Take every line from the first down to the line with "legend_x = [0.0, 0.2201, 0.4531]" and set it down exactly, without the pictures.

--- start ---

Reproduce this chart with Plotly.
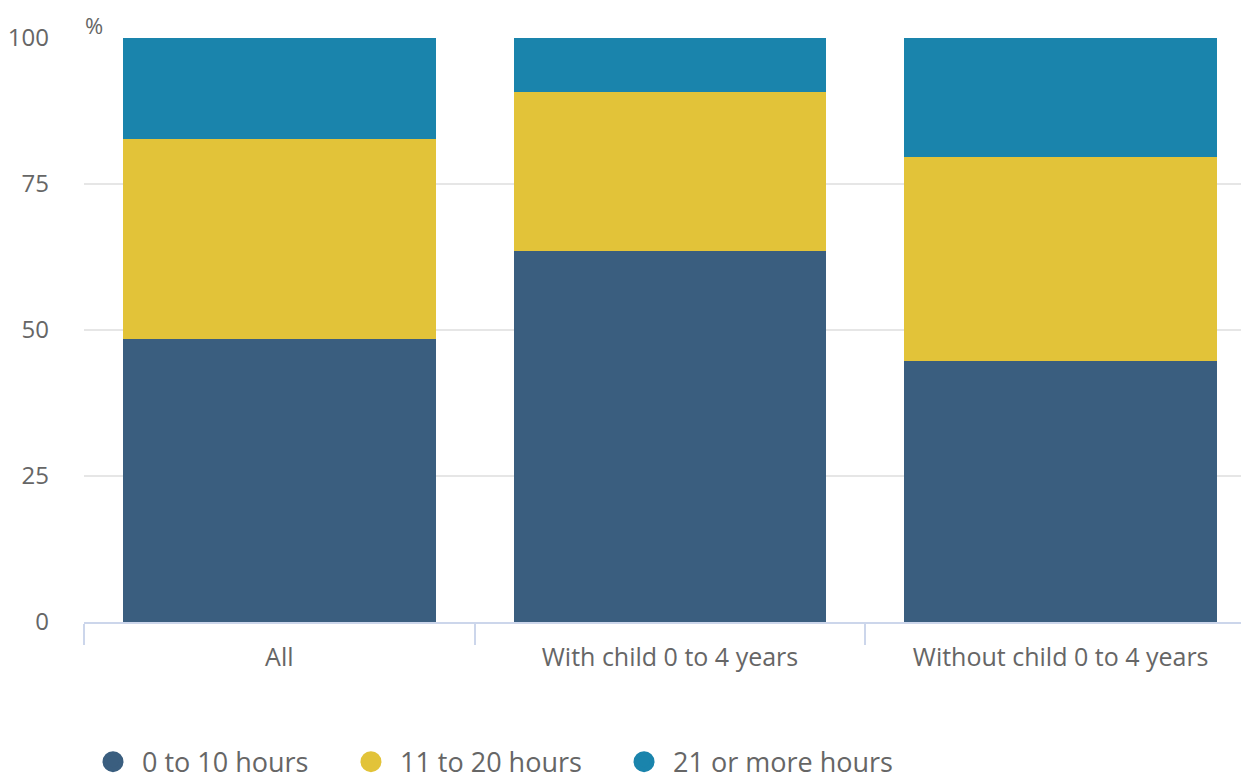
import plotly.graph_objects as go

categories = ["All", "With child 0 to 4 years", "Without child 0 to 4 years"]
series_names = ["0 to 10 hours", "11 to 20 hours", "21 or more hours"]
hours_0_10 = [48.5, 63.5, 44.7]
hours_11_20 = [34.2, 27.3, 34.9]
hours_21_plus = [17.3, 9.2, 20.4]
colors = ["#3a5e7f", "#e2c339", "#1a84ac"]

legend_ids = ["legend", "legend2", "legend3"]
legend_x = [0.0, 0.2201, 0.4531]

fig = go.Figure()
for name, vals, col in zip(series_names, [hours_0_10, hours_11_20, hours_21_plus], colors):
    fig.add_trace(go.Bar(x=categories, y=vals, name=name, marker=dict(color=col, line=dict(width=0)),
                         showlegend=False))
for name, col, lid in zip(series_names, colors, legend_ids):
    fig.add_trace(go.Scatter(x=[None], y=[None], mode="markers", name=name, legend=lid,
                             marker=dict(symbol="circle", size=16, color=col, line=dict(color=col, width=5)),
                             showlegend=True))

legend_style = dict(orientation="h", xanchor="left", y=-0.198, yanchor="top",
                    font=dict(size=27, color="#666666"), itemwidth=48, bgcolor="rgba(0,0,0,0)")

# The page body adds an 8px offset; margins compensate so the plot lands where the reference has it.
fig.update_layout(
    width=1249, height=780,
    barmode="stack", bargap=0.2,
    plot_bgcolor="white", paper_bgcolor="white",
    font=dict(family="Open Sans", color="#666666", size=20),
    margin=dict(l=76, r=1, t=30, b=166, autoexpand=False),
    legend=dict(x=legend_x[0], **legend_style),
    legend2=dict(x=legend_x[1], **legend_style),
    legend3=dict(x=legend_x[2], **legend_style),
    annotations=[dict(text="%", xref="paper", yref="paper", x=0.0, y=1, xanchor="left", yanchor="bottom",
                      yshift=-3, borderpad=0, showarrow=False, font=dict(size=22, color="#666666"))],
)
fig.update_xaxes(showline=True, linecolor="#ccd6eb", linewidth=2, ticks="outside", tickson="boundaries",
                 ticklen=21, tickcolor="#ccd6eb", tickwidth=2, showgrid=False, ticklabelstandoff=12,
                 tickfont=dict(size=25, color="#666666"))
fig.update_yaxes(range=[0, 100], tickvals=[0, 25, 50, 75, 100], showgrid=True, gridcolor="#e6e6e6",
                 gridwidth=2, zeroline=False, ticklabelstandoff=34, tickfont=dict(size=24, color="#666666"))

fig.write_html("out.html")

--- end ---

- _Solution to the exercise_:
Reproduce this chart with Plotly.
import plotly.graph_objects as go

categories = ["All", "With child 0 to 4 years", "Without child 0 to 4 years"]
series_names = ["0 to 10 hours", "11 to 20 hours", "21 or more hours"]
hours_0_10 = [48.5, 63.5, 44.7]
hours_11_20 = [34.2, 27.3, 34.9]
hours_21_plus = [17.3, 9.2, 20.4]
colors = ["#3a5e7f", "#e2c339", "#1a84ac"]

legend_ids = ["legend", "legend2", "legend3"]
legend_x = [0.0, 0.2201, 0.4531]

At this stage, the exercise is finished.